Netanyahu: Attempts to Blame Me For Rabin’s Murder Unfair

YERUSHALAYIM
Israelis walk by a memorial at the site where Yitzhak Rabin was assassinated,. October 28, 2015. Photo by Miriam Alster/Flash90
Israelis walk by a memorial at the site where Yitzchak Rabin was assassinated. (Miriam Alster/Flash90)

On the eve of the state memorial commemorating the murder of Prime Minister Yitzchak Rabin, Prime Minister Binyamin Netanyahu authored a social media post in which he rejected efforts by leftists to smear him with responsibility for “rabble rousing” before the murder. At a privately organized memorial event in Tel Aviv last week, Zionist Camp head Yitzchak Herzog slammed Netanyahu, saying that it was incitement from speeches by Netanyahu that set off waves of hateful protests against Rabin and subsequently led to his murder. “The hate today is the same hate as then, the incitement is the same incitement, and the leader is the same leader,” said Herzog, referring to Netanyahu.

But Netanyahu responded with video clips that show him doing the opposite. “The murder of Yitzchak Rabin was a shocking political murder that we all reject,” Netanyahu wrote. “Since that murder there have been repeated attempts to blame the incitement that preceded it on me. Here are some examples of this ‘incitement,’” Netanyahu wrote, introducing the clips.

In one, Netanyahu is seen at a rally in April 1995, seven months before Rabin’s murder, shouting down a crowd that is calling Rabin a traitor. “He is mistaken, he is very mistaken,” Netanyahu said of Rabin’s policy. “But he is not a traitor. No, he is not. We have an argument here with political rivals, not enemies. We are all part of the same nation.”

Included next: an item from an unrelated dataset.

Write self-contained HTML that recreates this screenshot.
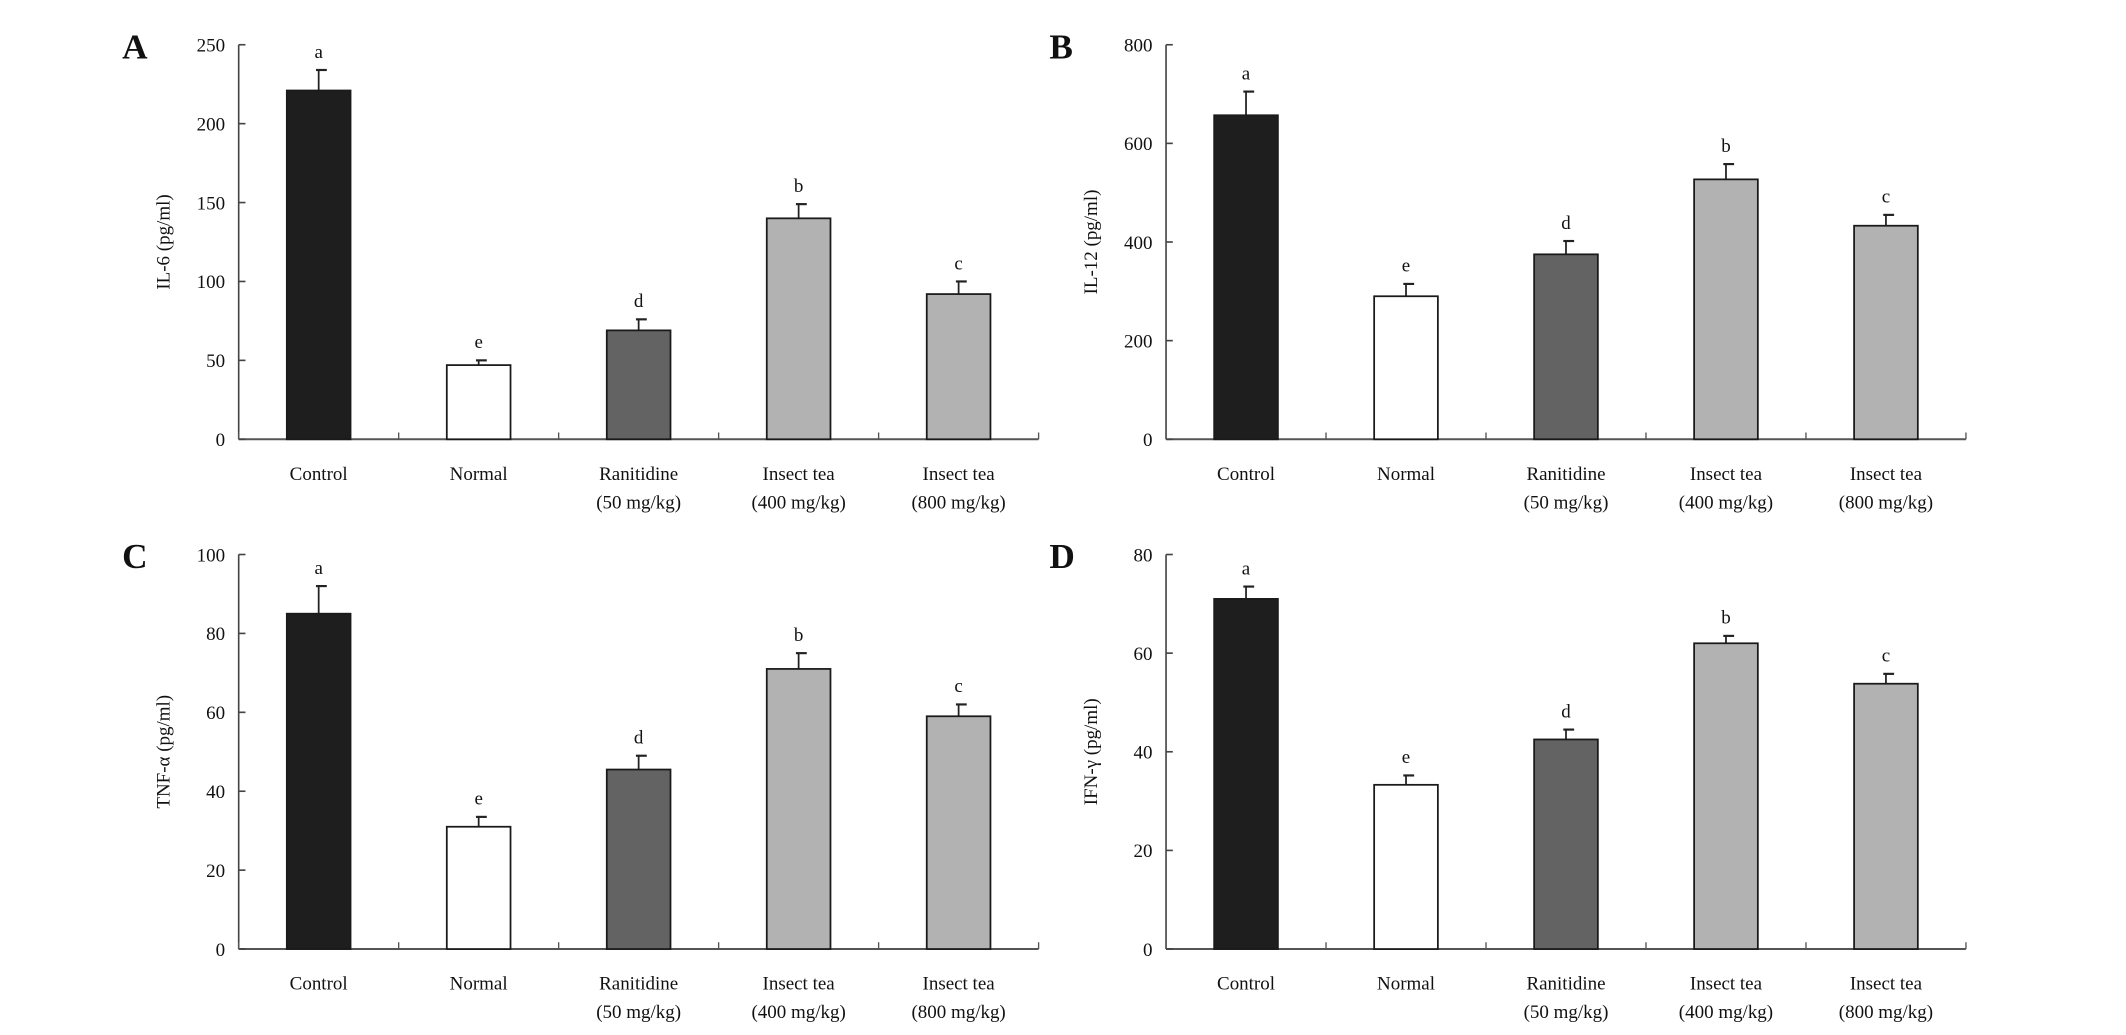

In a second clip, Netanyahu is seen telling interviewers on Channel Two in August – three months before the murder – that “these insults are aimed at the prime minister of Israel. It does not matter what party he belongs to, he is the prime minister of all Israelis. This is wrong, there is no place for this. I ask those responsible for this activity to stop, because we will expel you from our midst.”

In a third clip, a panel of journalists is seen discussing the murder on Channel Two. Defending Netanyahu is Tommy Lapid, the late father of current political leader Yair Lapid. “If Netanyahu consistently condemned the comments, and said over and over that there was no place for them, you cannot blame him for what you think he really believed,” Lapid told the panel. “You can only talk about what he actually said. And you cannot condemn him for that. Why do you try to make political hay out of this?”

In response, Meretz head Zehava Gal-On said that “once again Netanyahu is condemning his own actions after the fact, and wants us to applaud for him. In last year’s election, he incited against Arabs before the election and rushed to apologize after he won. He can declare how much he was opposed to Rabin’s murder all he wants, but it will not change the fact that he was the big winner who benefited from it.”